The last time I looked, we were living on Earth. I am almost certain that since yesterday afternoon (the last time I looked), (1) the planet didn’t morph into the moon, (2) we weren’t transported en masse to the moon while we were engrossed in sudoku*, and/or (3) we didn’t discover that, oh my god, we’ve been living on the moon all along and why didn’t someone tell us before now.

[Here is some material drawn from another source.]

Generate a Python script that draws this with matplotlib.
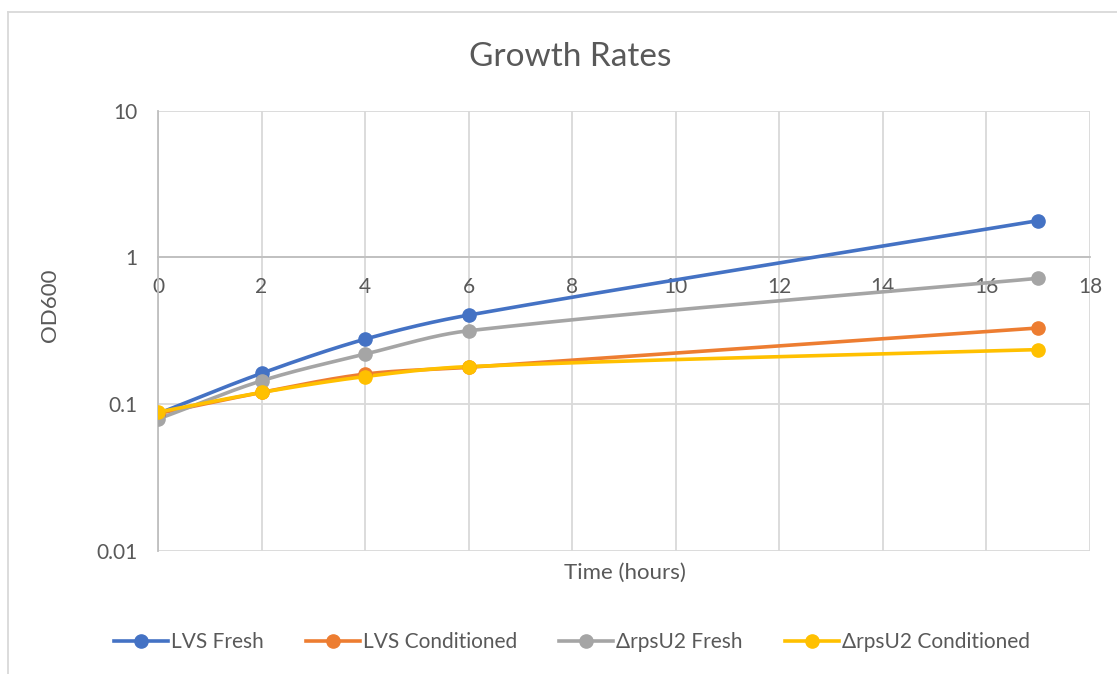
import numpy as np
import matplotlib
matplotlib.use("Agg")
import matplotlib.pyplot as plt
from matplotlib.lines import Line2D
from matplotlib.ticker import FixedLocator, FixedFormatter

# data
hours = [0, 2, 4, 6, 17]
lvs_fresh = [0.086, 0.162, 0.277, 0.404, 1.78]
lvs_cond = [0.086, 0.120, 0.160, 0.178, 0.330]
rpsu2_fresh = [0.079, 0.144, 0.219, 0.316, 0.720]
rpsu2_cond = [0.088, 0.120, 0.154, 0.180, 0.235]

series_names = ["LVS Fresh", "LVS Conditioned", "\u0394rpsU2 Fresh", "\u0394rpsU2 Conditioned"]
series_colors = ["#4472C4", "#ED7D31", "#A5A5A5", "#FFC000"]
x_ticks = [0, 2, 4, 6, 8, 10, 12, 14, 16, 18]
y_ticks = [0.01, 0.1, 1, 10]
y_tick_labels = ["0.01", "0.1", "1", "10"]

plt.rcParams['font.family'] = ['Lato', 'DejaVu Sans']
text_color = "#595959"
grid_color = "#D9D9D9"


def smooth(xs, ys, n=60):
    # smoothed line like Excel's: cubic Hermite through the points in (x, log y)
    px = np.array(xs, dtype=float)
    py = np.log10(np.array(ys, dtype=float))
    m = len(px)
    slopes = np.zeros(m)
    for i in range(m):
        a, b = max(i - 1, 0), min(i + 1, m - 1)
        slopes[i] = (py[b] - py[a]) / (px[b] - px[a])
    out_x, out_y = [], []
    for i in range(m - 1):
        h = px[i + 1] - px[i]
        t = np.linspace(0, 1, n)
        h00 = 2 * t ** 3 - 3 * t ** 2 + 1
        h10 = t ** 3 - 2 * t ** 2 + t
        h01 = -2 * t ** 3 + 3 * t ** 2
        h11 = t ** 3 - t ** 2
        yy = h00 * py[i] + h10 * h * slopes[i] + h01 * py[i + 1] + h11 * h * slopes[i + 1]
        out_x.extend(px[i] + t * h)
        out_y.extend(yy)
    return np.array(out_x), 10 ** np.array(out_y)


W, H = 1117, 674
fig = plt.figure(figsize=(W / 100, H / 100), dpi=100)
ax = fig.add_axes([158 / W, 1 - 550.7 / H, (1090 - 158) / W, (550.7 - 110.7) / H])

ax.set_yscale("log")
ax.set_xlim(0, 18)
ax.set_ylim(0.01, 10)

all_series = [lvs_fresh, lvs_cond, rpsu2_fresh, rpsu2_cond]
handles = []
for vals, name, col in zip(all_series, series_names, series_colors):
    sx, sy = smooth(hours, vals)
    ax.plot(sx, sy, color=col, lw=2.6, solid_capstyle="round", zorder=3)
    ax.plot(hours, vals, linestyle="none", marker="o", ms=9.5, color=col, zorder=4)
    handles.append(Line2D([], [], color=col, lw=2.6, marker="o", ms=9.5, label=name))

# gridlines
ax.yaxis.set_major_locator(FixedLocator(y_ticks))
ax.yaxis.set_major_formatter(FixedFormatter(y_tick_labels))
ax.yaxis.set_minor_locator(FixedLocator([]))
ax.xaxis.set_major_locator(FixedLocator(x_ticks))
ax.grid(True, color=grid_color, lw=1.3, zorder=0)
ax.set_axisbelow(True)

for side in ["top", "right"]:
    ax.spines[side].set_visible(False)
ax.spines["left"].set_color("#BFBFBF")
ax.spines["left"].set_linewidth(1.3)
ax.spines["bottom"].set_position(("data", 1))
ax.spines["bottom"].set_color("#BFBFBF")
ax.spines["bottom"].set_linewidth(1.3)

ax.tick_params(axis="both", length=0, labelsize=15, labelcolor=text_color)
ax.tick_params(axis="x", pad=14)
ax.tick_params(axis="y", pad=15)

fig.text(570 / W, 1 - 57 / H, "Growth Rates", ha="center", va="center",
         fontsize=24, color=text_color)
fig.text(625 / W, 1 - 573 / H, "Time (hours)", ha="center", va="center",
         fontsize=16, color=text_color)
fig.text(50 / W, 1 - 305 / H, "OD600", ha="center", va="center", rotation=90,
         fontsize=16, color=text_color)

fig.legend(handles=handles, loc="center", bbox_to_anchor=(572 / W, 1 - 642 / H),
           ncol=4, frameon=False, fontsize=15, labelcolor=text_color,
           handlelength=2.6, handletextpad=0.15, columnspacing=2.0)

# chart area border
fig.add_artist(Line2D([8 / W, 8 / W], [1 - 12 / H, 0], transform=fig.transFigure,
                      color=grid_color, lw=1.3))
fig.add_artist(Line2D([8 / W, 1], [1 - 12 / H, 1 - 12 / H], transform=fig.transFigure,
                      color=grid_color, lw=1.3))

fig.savefig("out.png", dpi=100, facecolor="white")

Correct me if I’m wrong, but Earth’s properties (the ability to sustain life, the availability of good books, the abundance of french fries) are still pretty much the same since yesterday. Those of us fortunate enough to be equipped with feet still have them planted firmly on the ground, thanks to a little thing I like to call gravity. We are not floating around in the dark ink of outer space, hovering over a pockmarked moon, grabbing at its surface from time to time to snag a free piece of green cheese. Why, then, are some of our citizens wearing these?:
What gives? Could it be that finally finally FINALLY, the glut of ubiquitous yellow rubber Lance Armstrong LIVESTRONG bracelets has gotten on our collective nerve, and now we’re jumping on the Neil Armstrong bandwagon? The tide may indeed be turning, thanks to the moon. But no thanks.
* Yes, it is my mission to remind you of sudoku at every turn and almost every twist. It is my goal to have you hooked by no later than sundown today. If you’re not already, that is. And if you are, then I hope that, by reminding you of it again, only three days after first introducing it, you are well on your way to full and irreversible addictive damage.